§ AIM:
Retype the listing below line for line, but only from the line with "Emit a component" down to the line with "const H = 1569;", inclusive. Pictures stay out.

Records with drawing code:
-- start --
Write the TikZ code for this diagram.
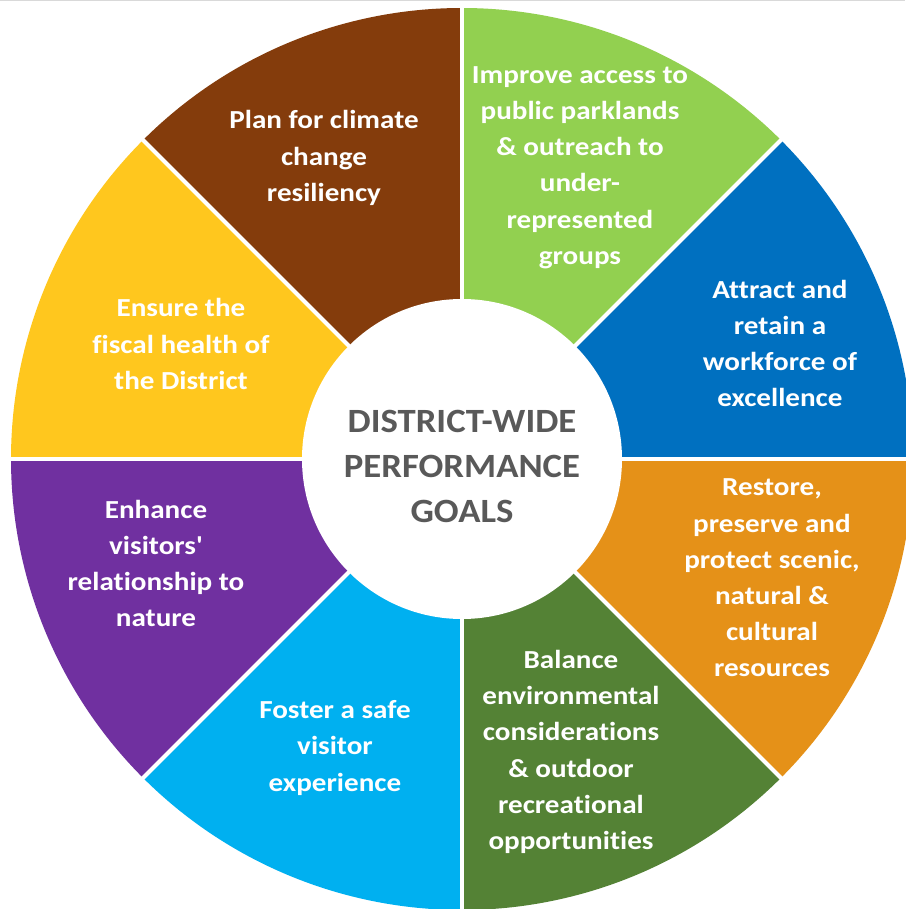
\documentclass[tikz,border=0pt]{standalone}
\usepackage{fontspec}
\setmainfont{Carlito}
\newfontfamily\goalface{Carlito}[FakeStretch=1.12, Ligatures={TeXOff,NoCommon,NoRare}, Contextuals=NoAlternate]
\newfontfamily\hubface{Carlito}[FakeStretch=1.08, Ligatures={NoCommon,NoRare}, Contextuals=NoAlternate]
\begin{document}
\begin{tikzpicture}[x=1pt,y=1pt,
  goal/.style={text=white, font=\goalface\bfseries\fontsize{26}{36.2}\selectfont, align=center, inner sep=0pt},
  hub/.style={text=hubgray, font=\hubface\bfseries\fontsize{34}{45}\selectfont, align=center, inner sep=0pt},
  gap/.style={white, line width=4pt}]
\definecolor{cBrown}{HTML}{843C0C}
\definecolor{cLime}{HTML}{92D050}
\definecolor{cBlue}{HTML}{0070C0}
\definecolor{cOrange}{HTML}{E59118}
\definecolor{cForest}{HTML}{548235}
\definecolor{cSky}{HTML}{00B0F0}
\definecolor{cPurple}{HTML}{7030A0}
\definecolor{cYellow}{HTML}{FFC71E}
\definecolor{hubgray}{HTML}{595959}
\definecolor{edge}{HTML}{D9D9D9}
\def\R{451}
\useasboundingbox[fill=white] (-462,-450) rectangle (443,459);
\coordinate (O) at (0,0);
% eight coloured sectors, counter-clockwise from east
\foreach \a/\c in {0/cBlue,45/cLime,90/cBrown,135/cYellow,180/cPurple,225/cSky,270/cForest,315/cOrange}{
  \fill[\c] (O) -- (\a:\R) arc[start angle=\a, end angle=\a+45, radius=\R] -- cycle;
}
% white separators between sectors
\foreach \a in {0,45,...,315}{
  \draw[gap] (O) -- (\a:\R+5);
}
% central hub
\node[circle, fill=white, minimum size=320pt, inner sep=0pt] (hubdisc) at (O) {};
\node[hub] (hub) at (0,-7) {DISTRICT-WIDE\\PERFORMANCE\\GOALS};
% thin rule along the top edge
\draw[edge, line width=1pt] (-462,458.5) -- (443,458.5);
% goal labels
\node[goal] (climate) at (-138,301) {Plan for climate\\change\\resiliency};
\node[goal] (access) at (118,291.5) {Improve access to\\public parklands\\\& outreach to\\under-\\represented\\groups};
\node[goal] (workforce) at (318,115.5) {Attract and\\retain a\\workforce of\\excellence};
\node[goal] (restore) at (310,-119) {Restore,\\preserve and\\protect scenic,\\natural \&\\cultural\\resources};
\node[goal] (balance) at (109,-293) {Balance\\environmental\\considerations\\\& outdoor\\recreational\\opportunities};
\node[goal] (safety) at (-127,-289) {Foster a safe\\visitor\\experience};
\node[goal] (nature) at (-306,-104.5) {Enhance\\visitors'\\relationship to\\nature};
\node[goal] (fiscal) at (-281,115) {Ensure the\\fiscal health of\\the District};
\end{tikzpicture}
\end{document}
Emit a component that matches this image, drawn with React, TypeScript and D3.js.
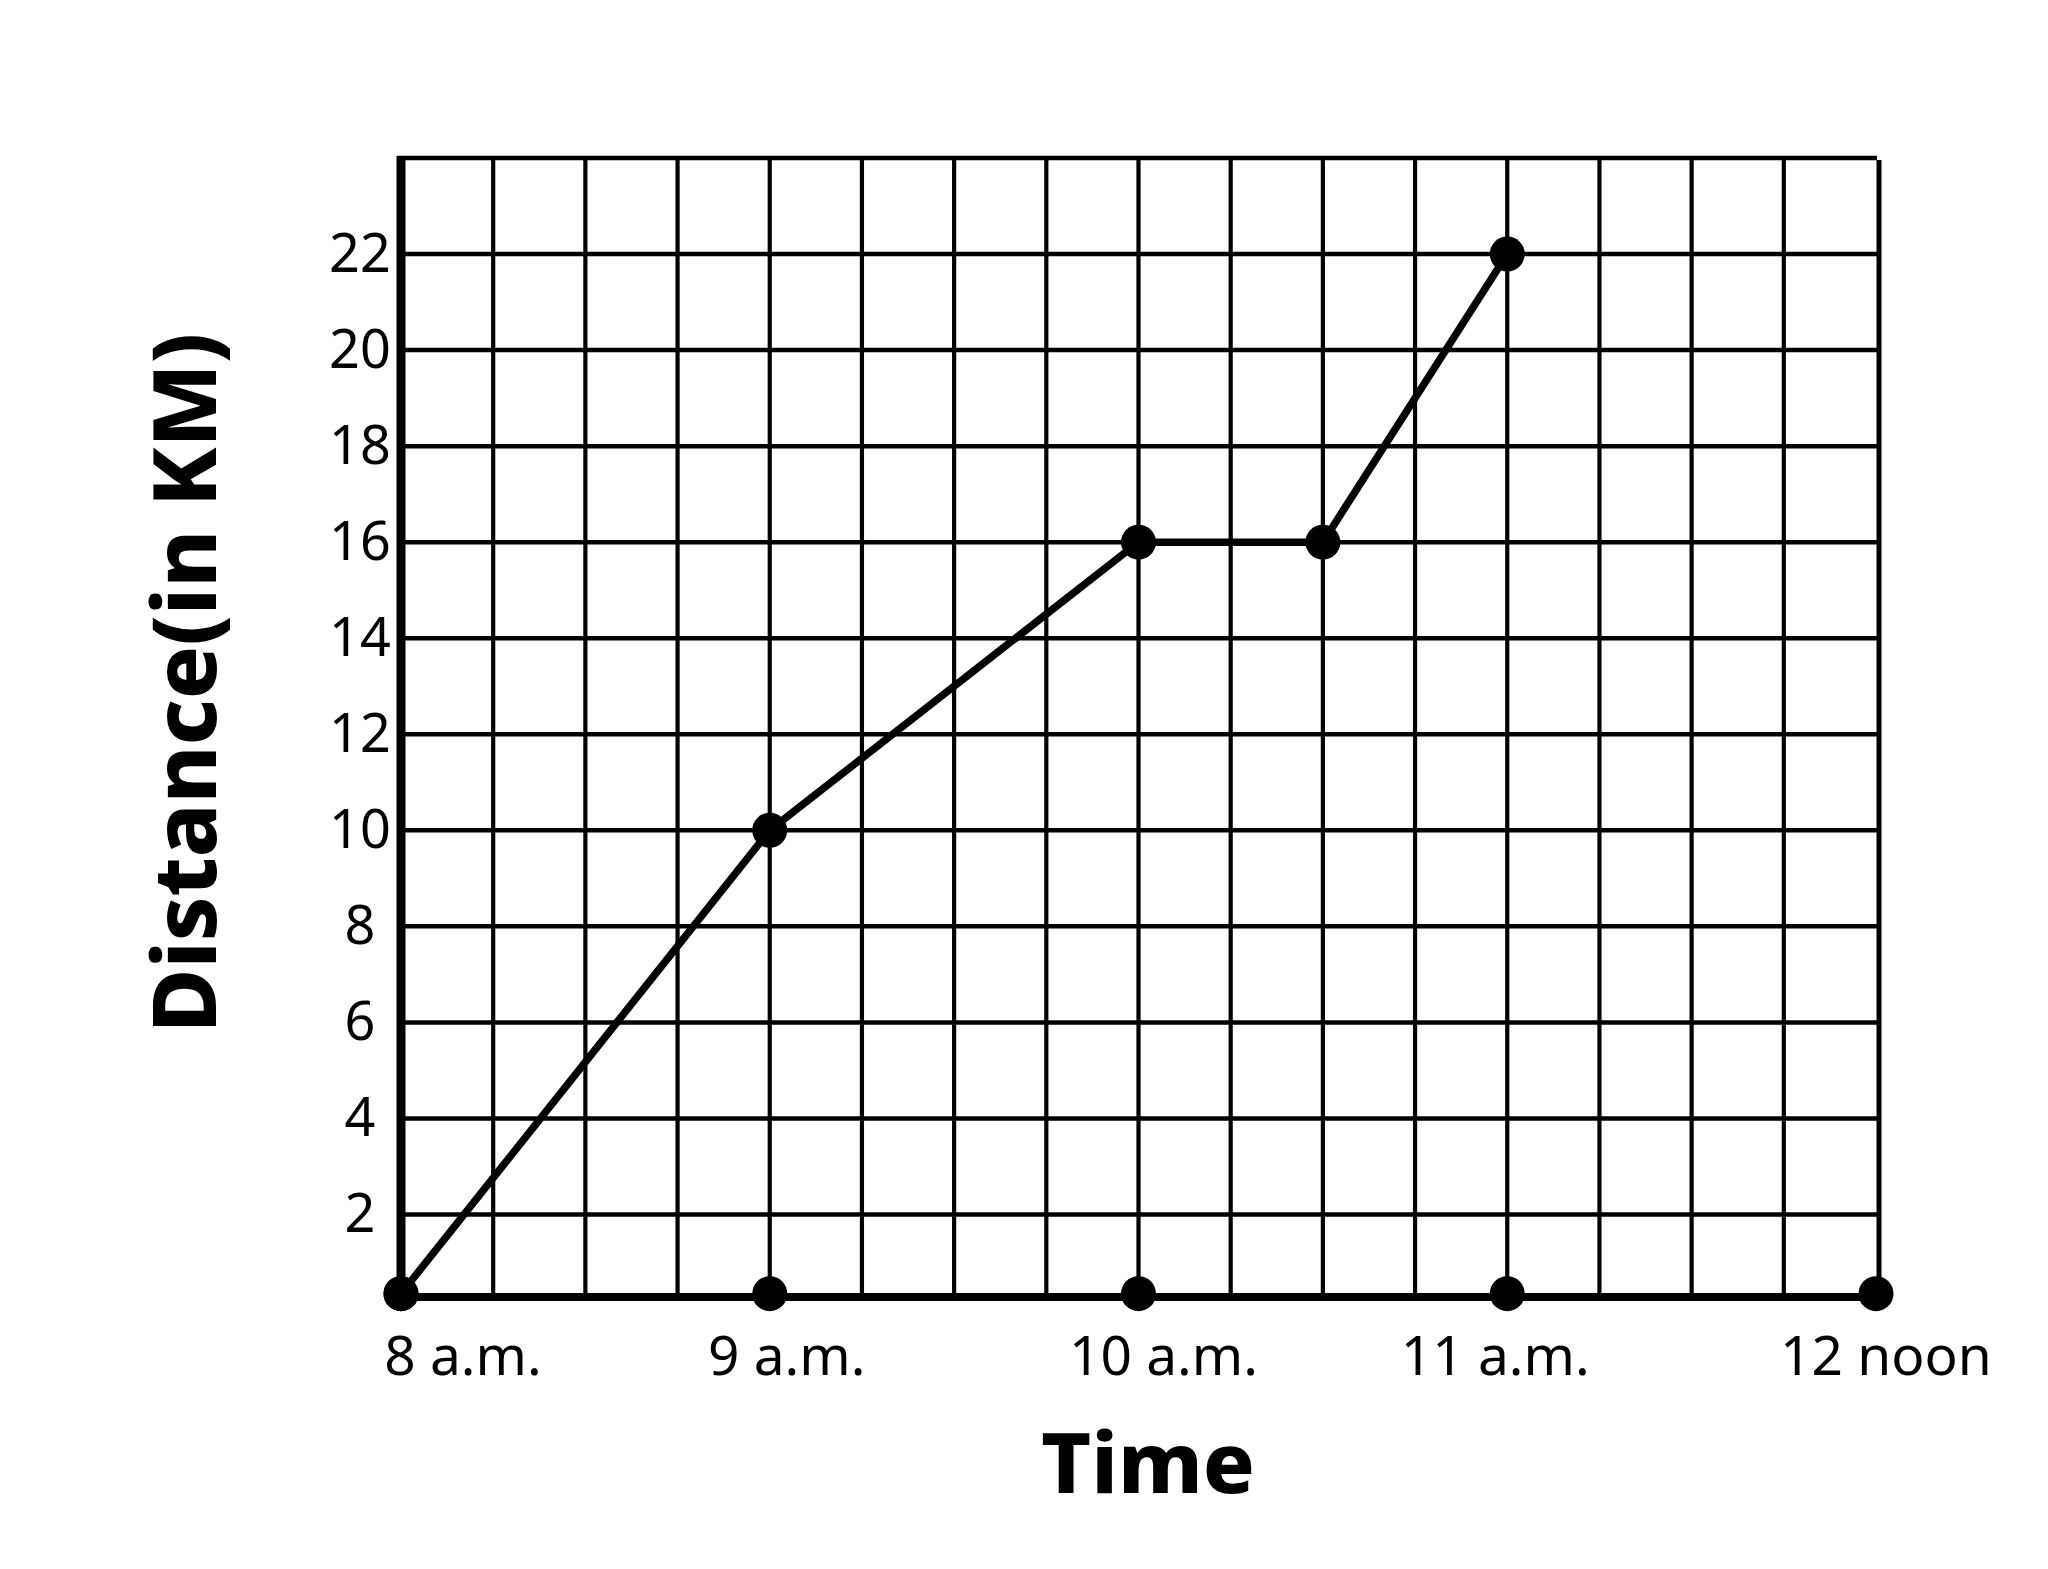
import React from "react";
import * as d3 from "d3";

const timeTicks = [8, 9, 10, 11, 12];
const timeLabels = ["8 a.m.", "9 a.m.", "10 a.m.", "11 a.m.", "12 noon"];
const distanceTicks = [2, 4, 6, 8, 10, 12, 14, 16, 18, 20, 22];
const tripTimes = [8, 9, 10, 10.5, 11];
const tripDistances = [0, 10, 16, 16, 22];
const baselineValue = 0.35;

const W = 2048;
const H = 1569;

export default function App() {
  const x = d3.scaleLinear().domain([8, 12]).range([401, 1876]);
  const y = d3.scaleLinear().domain([0, 24]).range([1310.5, 158]);
  const yVal = (d: number) => (d === 0 ? y(baselineValue) : y(d));
  const font = "'Noto Sans', 'Open Sans', sans-serif";

  const vGrid = d3.range(8.25, 12, 0.25);
  const line = d3
    .line<number>()
    .x((_, i) => x(tripTimes[i]))
    .y((d) => yVal(d));

  const labelDx = [62, 17, 25, -12, 10];
  const yBase = y(baselineValue);
  const yAxisY = y(0.28);

  return (
    <svg
      width={W}
      height={H}
      style={{ position: "absolute", left: 0, top: 0, background: "#fff" }}
    >
      <rect x={0} y={0} width={W} height={H} fill="#fff" />
      {/* vertical grid */}
      {vGrid.map((t) => (
        <line
          key={"v" + t}
          x1={x(t)}
          x2={x(t)}
          y1={y(24)}
          y2={yAxisY}
          stroke="#000"
          strokeWidth={4.2}
        />
      ))}
      {/* right border */}
      <line x1={x(12) + 3} x2={x(12) + 3} y1={y(24) + 2} y2={yBase} stroke="#000" strokeWidth={5} />
      {/* horizontal grid */}
      {distanceTicks.map((d) => (
        <line
          key={"h" + d}
          x1={x(8)}
          x2={x(12) + 3}
          y1={y(d)}
          y2={y(d)}
          stroke="#000"
          strokeWidth={4.5}
        />
      ))}
      {/* top border */}
      <line x1={x(8) - 4} x2={x(12) + 1} y1={y(24)} y2={y(24)} stroke="#000" strokeWidth={4.5} />
      {/* left axis */}
      <line x1={x(8)} x2={x(8)} y1={y(24) - 2} y2={yAxisY} stroke="#000" strokeWidth={9} />
      {/* bottom axis */}
      <line x1={x(8)} x2={x(12)} y1={yAxisY} y2={yAxisY} stroke="#000" strokeWidth={8} />

      {/* data line */}
      <path
        d={line(tripDistances) || ""}
        fill="none"
        stroke="#000"
        strokeWidth={7.5}
        strokeLinejoin="round"
      />
      {tripDistances.map((d, i) => (
        <circle key={"p" + i} cx={x(tripTimes[i])} cy={yVal(d)} r={17.5} fill="#000" />
      ))}
      {/* time axis dots */}
      {timeTicks.map((t) => (
        <circle key={"t" + t} cx={x(t)} cy={yBase} r={17.5} fill="#000" />
      ))}

      {/* y tick labels */}
      {distanceTicks.map((d) => (
        <text
          key={"yl" + d}
          x={360}
          y={y(d) + 18}
          textAnchor="middle"
          fontFamily={font}
          fontSize={54}
          fill="#000"
        >
          {d}
        </text>
      ))}
      {/* x tick labels */}
      {timeTicks.map((t, i) => (
        <text
          key={"xl" + t}
          x={x(t) + labelDx[i]}
          y={1375}
          textAnchor="middle"
          fontFamily={font}
          fontSize={55}
          fill="#000"
        >
          {timeLabels[i]}
        </text>
      ))}

      {/* axis titles */}
      <text
        x={1148}
        y={1493}
        textAnchor="middle"
        fontFamily={font}
        fontWeight={800}
        fontSize={84}
        textLength={214}
        lengthAdjust="spacingAndGlyphs"
        fill="#000"
      >
        Time
      </text>
      <text
        transform={`translate(216, 683) rotate(-90)`}
        textAnchor="middle"
        fontFamily={font}
        fontWeight={800}
        fontSize={88}
        textLength={700}
        lengthAdjust="spacingAndGlyphs"
        fill="#000"
      >
        Distance(in KM)
      </text>
    </svg>
  );
}
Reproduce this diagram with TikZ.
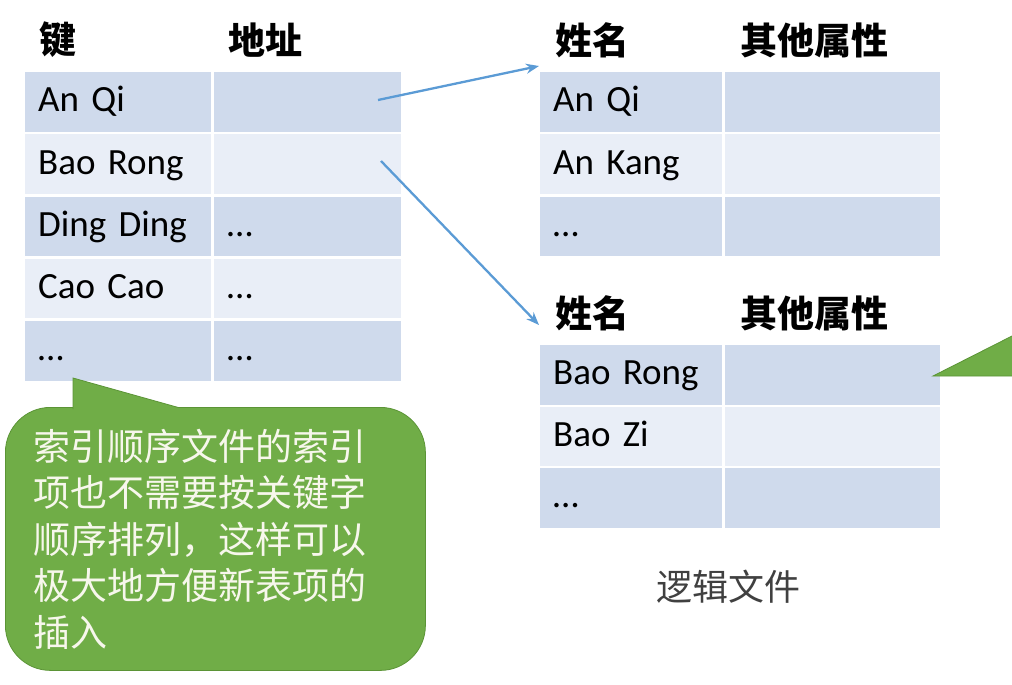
\documentclass[tikz,border=0pt]{standalone}
\usepackage{fontspec}
\setmainfont{Carlito}
\newfontfamily\cjk{Noto Sans CJK SC}
\usetikzlibrary{arrows.meta}
\definecolor{rowdark}{HTML}{CFDAEC}
\definecolor{rowlight}{HTML}{E9EEF7}
\definecolor{notegreen}{HTML}{70AD47}
\definecolor{noteedge}{HTML}{5B9436}
\definecolor{linkblue}{HTML}{5B9BD5}
\definecolor{captiongray}{HTML}{404040}
\definecolor{notefont}{HTML}{F7F7EC}
\tikzset{
  cell/.style={anchor=north west, rectangle, inner xsep=13pt, inner ysep=0pt,
    minimum height=59.5pt, text height=27pt, text depth=7pt, align=left,
    font=\fontsize{37}{40}\selectfont},
  dark/.style={fill=rowdark},
  light/.style={fill=rowlight},
  hdr/.style={anchor=west, inner sep=0pt, font=\cjk\bfseries\fontsize{37}{40}\selectfont},
  link/.style={draw=linkblue, line width=2.3pt, -{Stealth[length=13pt,width=10pt]}},
  notebox/.style={fill=notegreen, draw=noteedge, line width=0.8pt, rounded corners=45pt},
  notetext/.style={text=notefont, font=\cjk\fontsize{37}{46.5}\selectfont, align=left},
}
\begin{document}
\begin{tikzpicture}[x=1pt,y=-1pt]
\useasboundingbox (0,0) rectangle (1012,685);
% ---------- left index table ----------
\node[hdr] (hk) at (39,40) {键};
\node[hdr] (ha) at (228,40) {地址};
\node[cell,dark,  minimum width=186pt, text width=160pt] (l1a) at (25,72)    {An Qi};
\node[cell,dark,  minimum width=187pt, text width=161pt] (l1b) at (214,72)   {};
\node[cell,light, minimum width=186pt, text width=160pt] (l2a) at (25,134.2) {Bao Rong};
\node[cell,light, minimum width=187pt, text width=161pt] (l2b) at (214,134.2) {};
\node[cell,dark,  minimum width=186pt, text width=160pt] (l3a) at (25,196.4) {Ding Ding};
\node[cell,dark,  minimum width=187pt, text width=161pt] (l3b) at (214,196.4) {…};
\node[cell,light, minimum width=186pt, text width=160pt] (l4a) at (25,258.6) {Cao Cao};
\node[cell,light, minimum width=187pt, text width=161pt] (l4b) at (214,258.6) {…};
\node[cell,dark,  minimum width=186pt, text width=160pt] (l5a) at (25,320.8) {…};
\node[cell,dark,  minimum width=187pt, text width=161pt] (l5b) at (214,320.8) {…};
% ---------- right top table ----------
\node[hdr] (rh1) at (555,40) {姓名};
\node[hdr] (rh2) at (740,40) {其他属性};
\node[cell,dark,  minimum width=182pt, text width=156pt] (r1a) at (540,72)    {An Qi};
\node[cell,dark,  minimum width=215pt, text width=189pt] (r1b) at (725,72)    {};
\node[cell,light, minimum width=182pt, text width=156pt] (r2a) at (540,134.2) {An Kang};
\node[cell,light, minimum width=215pt, text width=189pt] (r2b) at (725,134.2) {};
\node[cell,dark,  minimum width=182pt, text width=156pt] (r3a) at (540,196.4) {…};
\node[cell,dark,  minimum width=215pt, text width=189pt] (r3b) at (725,196.4) {};
% ---------- right bottom table ----------
\node[hdr] (sh1) at (555,313) {姓名};
\node[hdr] (sh2) at (740,313) {其他属性};
\node[cell,dark,  minimum width=182pt, text width=156pt] (s1a) at (540,345)   {Bao Rong};
\node[cell,dark,  minimum width=215pt, text width=189pt] (s1b) at (725,345)   {};
\node[cell,light, minimum width=182pt, text width=156pt] (s2a) at (540,406.5) {Bao Zi};
\node[cell,light, minimum width=215pt, text width=189pt] (s2b) at (725,406.5) {};
\node[cell,dark,  minimum width=182pt, text width=156pt] (s3a) at (540,468)   {…};
\node[cell,dark,  minimum width=215pt, text width=189pt] (s3b) at (725,468)   {};
% ---------- caption ----------
\node[text=captiongray, font=\cjk\fontsize{36}{40}\selectfont, inner sep=0pt] (cap) at (728,587) {逻辑文件};
% ---------- arrows ----------
\coordinate (a1s) at (378,100);
\coordinate (a1e) at (539,66);
\coordinate (a2s) at (381,161);
\coordinate (a2e) at (539,325);
\draw[link] (a1s) -- (a1e);
\draw[link] (a2s) -- (a2e);
% ---------- left callout ----------
\node[notebox, anchor=north west, minimum width=420pt, minimum height=263pt,
      inner xsep=28pt, inner ysep=0pt, text width=364pt, notetext] (note) at (5,407)
  {索引顺序文件的索引\\项也不需要按关键字\\顺序排列，这样可以\\极大地方便新表项的\\插入};
\coordinate (ptip) at (73,378);
\coordinate (pl) at (73,409);
\coordinate (pr) at (178,407.4);
\fill[notegreen] (ptip) -- (pl) -- (178,409) -- (pr) -- cycle;
\draw[noteedge, line width=0.8pt] (pl) -- (ptip) -- (pr);
% ---------- right callout pointer (cut off) ----------
\coordinate (qtip) at (933,376);
\coordinate (qt) at (1012,336);
\coordinate (qb) at (1012,376);
\fill[notegreen] (qtip) -- (qt) -- (qb) -- cycle;
\draw[noteedge, line width=0.8pt] (qb) -- (qtip) -- (qt);
\end{tikzpicture}
\end{document}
-- end --
§ FINAL ANSWER:
Emit a component that matches this image, drawn with React, TypeScript and D3.js.
import React from "react";
import * as d3 from "d3";

const timeTicks = [8, 9, 10, 11, 12];
const timeLabels = ["8 a.m.", "9 a.m.", "10 a.m.", "11 a.m.", "12 noon"];
const distanceTicks = [2, 4, 6, 8, 10, 12, 14, 16, 18, 20, 22];
const tripTimes = [8, 9, 10, 10.5, 11];
const tripDistances = [0, 10, 16, 16, 22];
const baselineValue = 0.35;

const W = 2048;
const H = 1569;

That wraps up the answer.